Hablando de la institución, por muchas ventajas que de por sí yo le vea, y de acuerdo con Moreno Luzón, es una institución que es muy dependiente de la personalidad de quien ostente el cargo. La Transición fue bastante bien gracias a la cintura política de Juan Carlos I y a la disposición de reformistas y oposición dialogante. Tampoco, y visto lo visto, podemos dejar en menos la gran labor de Adolfo Suárez y las ganas de democracia de la sociedad civil. Sin embargo, el papel de liderazgo del Rey, su influjo sobre las Fuerzas Armadas, su campechanía, su actuación en el 23-F y el beneplácito de la prensa y de sectores republicanos, hicieron cuajar la figura del juarcarlismo: posibilistas demócratas que no encajaban con las posturas monárquicas pero que aceptaban como rey a Juan Carlos I por su gran labor y la estabilidad que garantizaba.

Pero cuando pasan los años de haberse creado un mito y sus protagonistas siguen vivos, el personaje tiende a creerse que él es el mito, que es justo como lo describe el mito y no solo personas con sus virtudes y defectos. La cacería en Botsuana fue el comienzo del fin, de alguien que se creyó por encima de todo porque se identificó demasiado con la figura que se había fabricado de él. Esto, unido a una prensa que había sido largo tiempo benévola con la Familia Real, incluso cómplice de guardar ciertos secretos, le hicieron seguramente creerse impune. Ya a esos niveles no le importaba perder réditos de sus grandes logros, ya no le importaba que su caída fuese aprovechada por varios para enturbiar la Transición, ya no le importaba la continuidad de la monarquía. Él se creyó que estaba por encima de lo que había trabajado por conseguir. Y, evidentemente, cayó.

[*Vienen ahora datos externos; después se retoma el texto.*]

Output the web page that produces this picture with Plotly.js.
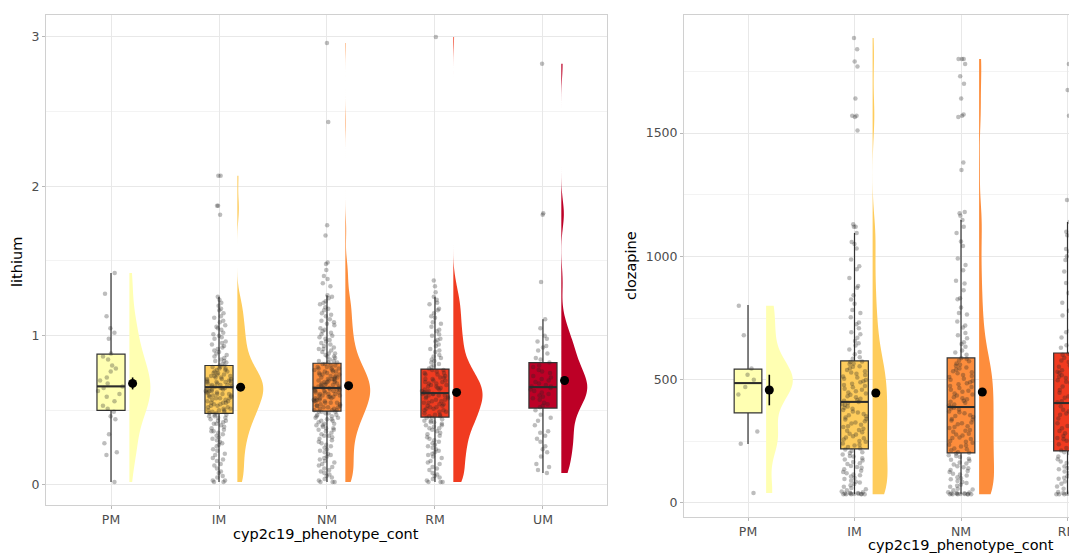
<!DOCTYPE html>
<html><head><meta charset="utf-8">
<script src="https://cdn.plot.ly/plotly-3.0.1.min.js"></script>
<style>html,body{margin:0;padding:0;background:#fff;}#chart{width:1069px;height:554px;}</style>
</head><body><div id="chart"></div>
<script>
// ---------------- data ----------------
const phenotypes = ['PM','IM','NM','RM','UM'];

// lithium samples per phenotype
const lithiumPM = [1.42,1.28,1.13,1.05,1.02,0.98,0.88,0.86,0.84,0.80,0.78,0.76,0.72,0.70,0.68,0.66,0.65,0.63,0.61,0.59,0.56,0.53,0.51,0.49,0.46,0.44,0.34,0.28,0.22,0.20,0.02];
const lithiumIM = [0.02,0.02,0.03,0.06,0.09,0.11,0.14,0.17,0.18,0.21,0.23,0.24,0.27,0.28,0.31,0.32,0.33,0.36,0.36,0.38,0.39,0.41,0.41,0.43,0.44,0.45,0.46,0.47,0.48,0.48,0.49,0.50,0.51,0.52,0.53,0.53,0.54,0.55,0.56,0.57,0.57,0.58,0.59,0.60,0.60,0.61,0.62,0.63,0.63,0.64,0.65,0.65,0.66,0.66,0.67,0.68,0.68,0.69,0.70,0.71,0.71,0.72,0.73,0.74,0.75,0.76,0.77,0.78,0.79,0.80,0.81,0.83,0.84,0.85,0.87,0.89,0.90,0.92,0.94,0.95,0.98,0.99,1.01,1.04,1.05,1.07,1.10,1.13,1.15,1.18,1.20,1.24,1.26,1.81,1.87,1.87,2.07,2.07,
  0.03,0.05,0.08,0.13,0.16,0.20,0.26,0.29,0.30,0.34,0.35,0.37,0.40,0.42,0.43,0.45,0.46,0.47,0.49,0.50,0.50,0.51,0.52,0.54,0.55,0.55,0.56,0.58,0.58,0.59,0.60,0.61,0.61,0.62,0.62,0.63,0.64,0.64,0.65,0.66,0.67,0.67,0.68,0.69,0.69,0.70,0.70,0.71,0.72,0.73,0.73,0.74,0.75,0.76,0.77,0.78,0.79,0.80,0.82,0.83,0.86,0.88,0.91,0.93,0.96,1.00,1.02,1.06,1.09,1.12,1.17,1.22];
const lithiumNM = [0.02,0.02,0.02,0.04,0.05,0.07,0.09,0.10,0.12,0.14,0.15,0.17,0.19,0.20,0.22,0.23,0.25,0.26,0.28,0.29,0.30,0.32,0.33,0.34,0.36,0.37,0.38,0.39,0.40,0.41,0.42,0.43,0.44,0.45,0.46,0.47,0.48,0.49,0.49,0.50,0.51,0.52,0.53,0.53,0.54,0.55,0.56,0.56,0.57,0.58,0.58,0.59,0.60,0.60,0.61,0.62,0.62,0.63,0.64,0.64,0.65,0.65,0.66,0.67,0.67,0.68,0.69,0.69,0.70,0.71,0.72,0.72,0.73,0.74,0.75,0.76,0.76,0.77,0.78,0.79,0.80,0.81,0.82,0.83,0.84,0.86,0.87,0.88,0.90,0.91,0.93,0.94,0.96,0.98,0.99,1.01,1.03,1.05,1.07,1.09,1.11,1.13,1.15,1.17,1.19,1.21,1.23,1.25,1.27,1.33,1.35,1.38,1.40,1.44,1.48,1.49,1.67,1.74,2.43,2.96,
  0.03,0.06,0.08,0.11,0.13,0.16,0.18,0.21,0.24,0.27,0.31,0.33,0.35,0.37,0.38,0.40,0.41,0.43,0.44,0.45,0.46,0.47,0.48,0.49,0.50,0.50,0.51,0.52,0.52,0.53,0.54,0.55,0.55,0.56,0.57,0.57,0.58,0.59,0.59,0.60,0.61,0.61,0.62,0.63,0.63,0.64,0.64,0.65,0.65,0.66,0.66,0.67,0.68,0.68,0.69,0.70,0.70,0.71,0.71,0.72,0.73,0.74,0.74,0.75,0.76,0.77,0.78,0.78,0.79,0.80,0.81,0.82,0.83,0.85,0.86,0.88,0.89,0.91,0.92,0.95,0.97,1.00,1.02,1.04,1.08,1.10,1.14,1.18,1.22,1.26];
const lithiumRM = [0.02,0.02,0.02,0.04,0.06,0.08,0.10,0.12,0.14,0.16,0.18,0.20,0.21,0.23,0.25,0.26,0.28,0.29,0.31,0.33,0.34,0.35,0.37,0.38,0.39,0.40,0.41,0.42,0.43,0.44,0.45,0.46,0.47,0.48,0.49,0.50,0.51,0.52,0.53,0.54,0.55,0.56,0.57,0.58,0.59,0.60,0.61,0.61,0.62,0.63,0.64,0.65,0.66,0.67,0.68,0.69,0.70,0.71,0.72,0.73,0.74,0.75,0.76,0.77,0.78,0.80,0.81,0.83,0.85,0.87,0.89,0.91,0.93,0.96,0.98,1.00,1.03,1.06,1.09,1.12,1.15,1.18,1.21,1.24,1.26,1.29,1.33,1.37,3.00,
  0.03,0.05,0.07,0.11,0.15,0.19,0.22,0.24,0.27,0.30,0.32,0.36,0.38,0.40,0.42,0.43,0.45,0.46,0.47,0.49,0.50,0.51,0.52,0.53,0.54,0.55,0.56,0.57,0.58,0.59,0.60,0.60,0.61,0.62,0.62,0.63,0.64,0.65,0.66,0.67,0.68,0.69,0.70,0.71,0.72,0.74,0.75,0.77,0.79,0.82,0.84,0.86,0.90,0.94,0.97,1.01,1.04,1.08,1.13,1.17,1.22];
const lithiumUM = [0.08,0.10,0.14,0.19,0.22,0.26,0.29,0.31,0.33,0.36,0.40,0.43,0.47,0.50,0.52,0.53,0.55,0.57,0.59,0.60,0.62,0.63,0.64,0.65,0.66,0.67,0.68,0.69,0.71,0.73,0.75,0.77,0.79,0.80,0.82,0.85,0.88,0.90,0.93,0.96,1.00,1.05,1.11,1.36,1.81,1.82,2.82,
  0.12,0.24,0.35,0.45,0.54,0.58,0.61,0.66,0.70,0.72,0.76,0.84,0.92,0.98];

const lithiumQ1     = [0.50, 0.48, 0.495, 0.455, 0.515];
const lithiumMedian = [0.66, 0.655, 0.65, 0.615, 0.655];
const lithiumQ3     = [0.876, 0.80, 0.815, 0.776, 0.82];
const lithiumLower  = [0.02, 0.02, 0.02, 0.02, 0.08];
const lithiumUpper  = [1.42, 1.26, 1.27, 1.26, 1.11];
const lithiumMean   = [0.68, 0.655, 0.665, 0.62, 0.70];
const lithiumSE     = [0.04, 0.012, 0.01, 0.012, 0.03];

// clozapine samples per phenotype (UM lies outside the visible area)
const clozapinePM = [40,240,290,440,470,500,520,545,680,800];
const clozapineIM = [35,35,35,36,37,38,40,42,47,56,61,72,77,86,90,102,107,116,121,131,137,146,150,161,166,176,181,191,197,206,211,221,227,236,241,251,257,266,271,281,287,296,301,311,317,326,331,341,347,356,361,371,377,386,391,401,409,414,423,429,439,444,453,459,469,474,483,489,499,504,513,519,529,534,546,554,566,574,591,603,622,638,657,670,692,708,732,753,782,808,842,873,912,948,987,1032,1058,1095,1120,1120,1130,1510,1565,1570,1570,1640,1770,1790,1840,1885,
  35,35,36,38,44,52,66,83,97,112,126,143,158,172,188,203,217,233,248,262,278,293,308,322,338,352,367,382,397,405,418,433,448,463,478,494,509,524,539,552,563,572,585,612,648,684,725,770,825,880,960,1050];
const clozapineNM = [35,35,35,35,36,38,39,41,44,52,58,66,74,81,89,96,104,111,119,126,134,141,149,156,164,171,179,186,194,201,206,214,221,229,236,244,251,259,266,274,281,289,296,304,311,319,326,334,341,349,356,364,371,379,386,391,399,406,414,421,429,436,444,451,459,466,474,481,489,496,504,511,519,526,534,541,549,556,566,578,588,601,618,633,652,668,689,711,736,764,793,826,862,901,944,991,1042,1095,1147,1165,1175,1180,1350,1380,1565,1570,1575,1640,1700,1730,1780,1800,1800,1800,
  35,35,36,37,43,55,70,85,100,115,130,145,160,175,190,204,218,233,248,263,278,293,308,323,338,353,368,383,395,410,425,440,455,470,485,500,515,530,545,560,575,585,610,645,680,720,770,830,890,965,1060,1120];
const clozapineRM = [35,35,35,36,38,41,47,58,67,78,87,98,108,117,128,137,148,157,168,177,188,197,206,213,223,232,243,252,263,272,283,292,303,312,323,332,343,352,363,372,383,392,401,408,418,427,438,447,458,467,478,487,498,507,518,527,538,547,558,567,578,589,601,612,629,648,671,692,718,748,779,812,851,892,938,985,1020,1030,1085,1139,1228,1570,1674,1780,
  35,35,37,45,62,82,102,122,142,162,182,202,218,238,258,278,298,318,338,358,378,398,412,432,452,472,492,512,532,552,572,592,605,640,700,760,830,910,1000,1100];

const clozapineQ1     = [365, 219, 203, 211];
const clozapineMedian = [486, 410, 389, 405];
const clozapineQ3     = [543, 576, 588, 608];
const clozapineLower  = [239, 35, 35, 35];
const clozapineUpper  = [803, 1095, 1147, 1139];
const clozapineMean   = [458, 446, 450, 455];
const clozapineSE     = [62, 14, 12, 14];

// ---------------- style ----------------
const fills = ['#FFFFB2','#FECC5C','#FD8D3C','#F03B20','#BD0026'];
const BOX_W = 0.26, VIOLIN_OFF = 0.17, MEAN_OFF = 0.2;
const lithiumViolinW   = [0.39, 0.48, 0.46, 0.54, 0.48];
const lithiumBW        = [0.12, 0.075, 0.07, 0.075, 0.09];
const clozapineViolinW = [0.50, 0.28, 0.28, 0.30];
const clozapineBW      = [75, 75, 75, 75];
const FONT = 'DejaVu Sans';

const traces = [];
function addPanel(samples, q1, med, q3, lo, hi, mean, se, vw, bw, xa, ya) {
  const pos = samples.map((_, i) => i + 1);
  samples.forEach((s, i) => {
    traces.push({type:'violin', xaxis:xa, yaxis:ya, y:s, x0:pos[i] + VIOLIN_OFF, side:'positive',
      width:vw[i], bandwidth:bw[i], points:false, box:{visible:false}, meanline:{visible:false}, spanmode:'hard',
      scalemode:'width', fillcolor:fills[i], line:{width:0, color:fills[i]}, opacity:1, hoverinfo:'skip'});
    traces.push({type:'box', xaxis:xa, yaxis:ya, x:[pos[i]], q1:[q1[i]], median:[med[i]], q3:[q3[i]],
      lowerfence:[lo[i]], upperfence:[hi[i]], width:BOX_W, whiskerwidth:0, boxpoints:false,
      fillcolor:fills[i], line:{color:'#333333', width:1.2}, hoverinfo:'skip'});
    traces.push({type:'box', xaxis:xa, yaxis:ya, y:s, x0:pos[i], width:BOX_W, boxpoints:'all',
      jitter:0.95, pointpos:0, fillcolor:'rgba(0,0,0,0)', line:{width:0, color:'rgba(0,0,0,0)'},
      marker:{color:'rgba(35,35,35,0.3)', size:4.5, line:{width:0}}, hoverinfo:'skip'});
    // thicker median bar drawn over the points
    traces.push({type:'scatter', mode:'lines', xaxis:xa, yaxis:ya,
      x:[pos[i] - BOX_W / 2, pos[i] + BOX_W / 2], y:[med[i], med[i]],
      line:{color:'#2b2b2b', width:2}, hoverinfo:'skip'});
  });
  traces.push({type:'scatter', mode:'markers', xaxis:xa, yaxis:ya,
    x:pos.map(p => p + MEAN_OFF), y:mean,
    error_y:{type:'data', array:se, color:'#000', thickness:1.6, width:0},
    marker:{color:'#000', size:9}, hoverinfo:'skip'});
}
addPanel([lithiumPM, lithiumIM, lithiumNM, lithiumRM, lithiumUM], lithiumQ1, lithiumMedian, lithiumQ3,
  lithiumLower, lithiumUpper, lithiumMean, lithiumSE, lithiumViolinW, lithiumBW, 'x', 'y');
addPanel([clozapinePM, clozapineIM, clozapineNM, clozapineRM], clozapineQ1, clozapineMedian, clozapineQ3,
  clozapineLower, clozapineUpper, clozapineMean, clozapineSE, clozapineViolinW, clozapineBW, 'x2', 'y2');

const W = 1069, H = 554;
const tickFont = {family:FONT, size:12.5, color:'#4d4d4d'};
const common = {showgrid:true, gridcolor:'#e8e8e8', gridwidth:1, zeroline:false, showline:true,
  linecolor:'#d0d0d0', linewidth:1, ticks:'outside', ticklen:3, tickcolor:'#b8b8b8', tickfont:tickFont,
  type:'linear', fixedrange:true};
const xTicks = {tickmode:'array', tickvals:phenotypes.map((_, i) => i + 1), ticktext:phenotypes, ticklabeloverflow:'allow'};

const titleFont = {family:FONT, size:14.5, color:'#000'};
function ann(text, px, py, angle) {
  return {text:text, xref:'paper', yref:'paper', x:px / W, y:(H - py) / H, xanchor:'center', yanchor:'middle',
    showarrow:false, textangle:angle || 0, font:titleFont};
}
const layout = {
  width:W, height:H, margin:{l:0, r:0, t:0, b:0}, showlegend:false,
  paper_bgcolor:'#fff', plot_bgcolor:'#fff', boxmode:'overlay', violinmode:'overlay',
  xaxis:Object.assign({}, common, xTicks, {domain:[46/W, 607/W], range:[0.398, 5.593], anchor:'y', mirror:true}),
  yaxis:Object.assign({}, common, {domain:[(H-505)/H, (H-15)/H], range:[-0.134, 3.147], tick0:0, dtick:1,
    minor:{dtick:0.5, showgrid:true, gridcolor:'#f3f3f3'}, anchor:'x', mirror:true}),
  xaxis2:Object.assign({}, common, xTicks, {domain:[684/W, 1], range:[0.399, 4.014], anchor:'y2', mirror:true}),
  yaxis2:Object.assign({}, common, {domain:[(H-517)/H, (H-15)/H], range:[-56.8, 1978.4], tick0:0, dtick:500,
    minor:{dtick:250, showgrid:true, gridcolor:'#f3f3f3'}, anchor:'x2', mirror:false}),
  annotations:[
    ann('lithium', 17, 262, -90),
    ann('clozapine', 631, 266, -90),
    ann('cyp2c19_phenotype_cont', 326, 534),
    ann('cyp2c19_phenotype_cont', 961, 545)
  ]
};
Plotly.newPlot('chart', traces, layout, {staticPlot:true, displayModeBar:false});
</script></body></html>
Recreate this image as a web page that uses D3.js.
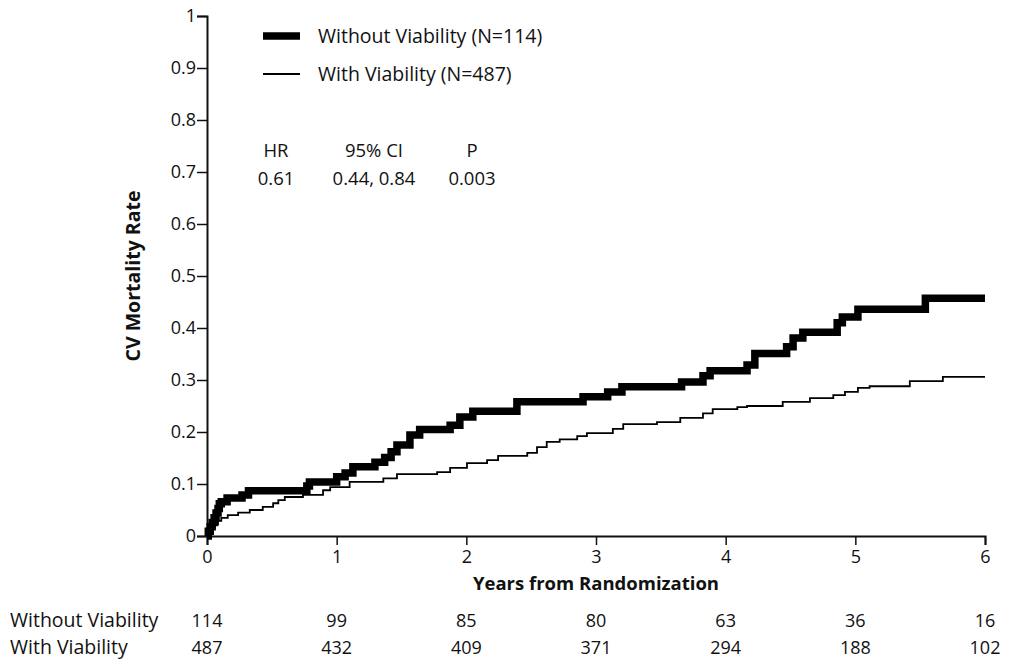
<!DOCTYPE html>
<html>
<head>
<meta charset="utf-8">
<script src="https://cdn.jsdelivr.net/npm/d3@7"></script>
<style>
  body { margin: 0; background: #fff; }
  svg { display: block; }
  text { font-family: "Open Sans", "Liberation Sans", sans-serif; fill: #111; }
</style>
</head>
<body>
<svg id="chart" width="1012" height="661"></svg>
<script>
// ---- Data ----
const xTicks = [0, 1, 2, 3, 4, 5, 6];
const yTicks = [0, 0.1, 0.2, 0.3, 0.4, 0.5, 0.6, 0.7, 0.8, 0.9, 1];
const yTickLabels = ["0", "0.1", "0.2", "0.3", "0.4", "0.5", "0.6", "0.7", "0.8", "0.9", "1"];

// Without Viability (thick) : [years, cumulative rate]
const withoutTimes = [0, 0.01, 0.025, 0.04, 0.055, 0.07, 0.085, 0.095, 0.11, 0.155, 0.27, 0.32, 0.77, 0.79, 1.0, 1.065, 1.125, 1.295, 1.37, 1.42, 1.465, 1.565, 1.64, 1.875, 1.95, 2.05, 2.39, 2.90, 3.09, 3.20, 3.66, 3.825, 3.88, 4.165, 4.225, 4.47, 4.52, 4.595, 4.86, 4.90, 5.02, 5.54, 6.0];
const withoutRates = [0, 0.009, 0.018, 0.026, 0.035, 0.044, 0.053, 0.062, 0.066, 0.073, 0.079, 0.087, 0.096, 0.104, 0.114, 0.121, 0.133, 0.142, 0.151, 0.162, 0.175, 0.194, 0.205, 0.213, 0.229, 0.24, 0.258, 0.268, 0.277, 0.287, 0.296, 0.308, 0.318, 0.329, 0.351, 0.364, 0.381, 0.392, 0.41, 0.421, 0.436, 0.457, 0.457];

// With Viability (thin)
const withTimes = [0, 0.015, 0.04, 0.06, 0.085, 0.11, 0.16, 0.24, 0.33, 0.43, 0.51, 0.55, 0.60, 0.74, 0.895, 0.95, 1.10, 1.36, 1.465, 1.775, 1.875, 2.005, 2.16, 2.245, 2.47, 2.545, 2.62, 2.72, 2.855, 2.93, 3.13, 3.21, 3.47, 3.65, 3.825, 3.90, 4.09, 4.165, 4.44, 4.65, 4.83, 4.92, 5.02, 5.11, 5.42, 5.675, 6.0];
const withRates = [0, 0.007, 0.015, 0.022, 0.029, 0.035, 0.04, 0.045, 0.05, 0.056, 0.063, 0.069, 0.075, 0.079, 0.088, 0.094, 0.104, 0.111, 0.119, 0.123, 0.131, 0.14, 0.146, 0.154, 0.16, 0.171, 0.181, 0.186, 0.192, 0.198, 0.206, 0.215, 0.219, 0.227, 0.236, 0.244, 0.248, 0.25, 0.258, 0.265, 0.271, 0.277, 0.285, 0.288, 0.298, 0.306, 0.306];

const seriesNames = ["Without Viability (N=114)", "With Viability (N=487)"];
const riskLabels = ["Without Viability", "With Viability"];
const riskWithout = [114, 99, 85, 80, 63, 36, 16];
const riskWith = [487, 432, 409, 371, 294, 188, 102];
const statHeaders = ["HR", "95% CI", "P"];
const statValues = ["0.61", "0.44, 0.84", "0.003"];

// ---- Layout ----
const svg = d3.select("#chart");
const x = d3.scaleLinear().domain([0, 6]).range([207, 985]);
const y = d3.scaleLinear().domain([0, 1]).range([536, 16]);

// Axes
const yAxis = d3.axisLeft(y).tickValues(yTicks).tickFormat((d, i) => yTickLabels[i]).tickSize(10).tickPadding(1);
const gy = svg.append("g").attr("transform", "translate(207,0)").call(yAxis);
gy.select(".domain").attr("stroke", "#111").attr("stroke-width", 2);
gy.selectAll(".tick line").attr("stroke", "#111").attr("stroke-width", 1.5);
gy.selectAll(".tick text").style("font-size", "18px").attr("fill", "#111");

const xAxis = d3.axisBottom(x).tickValues(xTicks).tickFormat(d3.format("d")).tickSize(9).tickPadding(5);
const gx = svg.append("g").attr("transform", "translate(0,536)").call(xAxis);
gx.select(".domain").attr("stroke", "#111").attr("stroke-width", 2);
gx.selectAll(".tick line").attr("stroke", "#111").attr("stroke-width", 1.5);
gx.selectAll(".tick text").style("font-size", "18px").attr("fill", "#111");

// Axis titles
svg.append("text").attr("x", 596).attr("y", 590).attr("text-anchor", "middle")
  .style("font-size", "18.5px").style("font-weight", "bold").text("Years from Randomization");
svg.append("text").attr("transform", "translate(140,276) rotate(-90)").attr("text-anchor", "middle")
  .style("font-size", "19.5px").style("font-weight", "bold").text("CV Mortality Rate");

// Curves
const line = d3.line().x(d => x(d[0])).y(d => y(d[1])).curve(d3.curveStepAfter);
const withoutData = withoutTimes.map((t, i) => [t, withoutRates[i]]);
const withData = withTimes.map((t, i) => [t, withRates[i]]);

svg.append("path").datum(withData).attr("d", line)
  .attr("fill", "none").attr("stroke", "#000").attr("stroke-width", 1.8);
svg.append("path").datum(withoutData).attr("d", line)
  .attr("fill", "none").attr("stroke", "#000").attr("stroke-width", 7.5);

// Legend
const legend = svg.append("g");
legend.append("line").attr("x1", 263).attr("x2", 300).attr("y1", 36).attr("y2", 36)
  .attr("stroke", "#000").attr("stroke-width", 7.5);
legend.append("line").attr("x1", 263).attr("x2", 300).attr("y1", 74).attr("y2", 74)
  .attr("stroke", "#000").attr("stroke-width", 1.8);
legend.append("text").attr("x", 318).attr("y", 43).style("font-size", "19.5px").text(seriesNames[0]);
legend.append("text").attr("x", 318).attr("y", 81).style("font-size", "19.5px").text(seriesNames[1]);

// Stats
const statX = [276, 374, 472];
statHeaders.forEach((h, i) => {
  svg.append("text").attr("x", statX[i]).attr("y", 157).attr("text-anchor", "middle")
    .style("font-size", "18.5px").text(h);
  svg.append("text").attr("x", statX[i]).attr("y", 185).attr("text-anchor", "middle")
    .style("font-size", "18.5px").text(statValues[i]);
});

// Risk table
svg.append("text").attr("x", 10).attr("y", 627).style("font-size", "19.5px").text(riskLabels[0]);
svg.append("text").attr("x", 10).attr("y", 654).style("font-size", "19.5px").text(riskLabels[1]);
xTicks.forEach((t, i) => {
  svg.append("text").attr("x", x(t)).attr("y", 627).attr("text-anchor", "middle")
    .style("font-size", "18px").text(riskWithout[i]);
  svg.append("text").attr("x", x(t)).attr("y", 654).attr("text-anchor", "middle")
    .style("font-size", "18px").text(riskWith[i]);
});
</script>
</body>
</html>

La consecuencia de esto es que tras la abdicación de Juan Carlos I el juancarlismo quedó ya sin sentido, atraer tantos seguidores de su persona tiene el punto negativo que cuando caes todos abandonan el barco. Si los juancarlistas quedan retratados como aprovechados, como gente que solo quería proyección y prebendas por estar cerca del Rey o por apoyarlo, ya todo está perdido. La proclamación de Felipe VI fue sin sobresaltos, para sorpresa de propios y extraños, quizás muchos no monárquicos la vieron con la fuerza de la inercia, o viendo la masa juancarlista (porque, seamos sinceros, muchos en la sociedad civil eran juarcarlistas, no solo empresarios y gente con poder) decidieron seguir para adelante. Pero si la persona-mito cae con el propio mito, la virtud del juancarlismo se convierte en su maldición, a saber, que todo funcionaba porque todos se arremolinaban junto a una persona. Con el juancarlismo desactivado y desacreditado, los posibilistas pueden replantearse la situación, quizás ya no es momento de seguir apoyando a una monarquía y quizás tiene más posibilidades una república. Es más, seguro que hasta el propio Juan Carlos es más juancarlista que monárquico, por lo que no se sacrificará por la institución aceptando que ha hecho mal y que sí o sí va a pasar por los tribunales; intentará, en cambio, aferrarse a su fuero y a toda argucia legal para evitar un banquillo, ya que, según él, su mito está muy por encima de lo que es legal y de lo que no es, de la ética y de la proyección de su figura en la Historia. Y de la propia institución monárquica.

El posibilista, creo que por fortuna, es pragmático y accidentalista y ahora tiene un nuevo tablero limpio para ver dónde ajustarse. Y es que en España siempre han sido mayoría: lo fueron en La Gloriosa, en la I y II Repúblicas, en la Restauración alfonsina y en la Transición tras la dictadura. Cuando ven visos de estabilidad y seguridad, allí van porque, evidentemente, quieren vivir tranquilos una vida normal, sin sobresaltos, sin recortes a sus libertades. Eligen al que consiga estabilizar una democracia. Y no, en España no hay muchos monárquicos o republicanos, en los conceptos más acérrimos del término, claro. Por mucha petulancia y soberbia que tengan hoy en día los republicanos, la cosa no está tan segura (pocos fieles van a seguir atrayendo con esa actitud, al rival hay que ganárselo, no va a venir tras ser ridiculizado). En España, como siempre, deciden los posibilistas.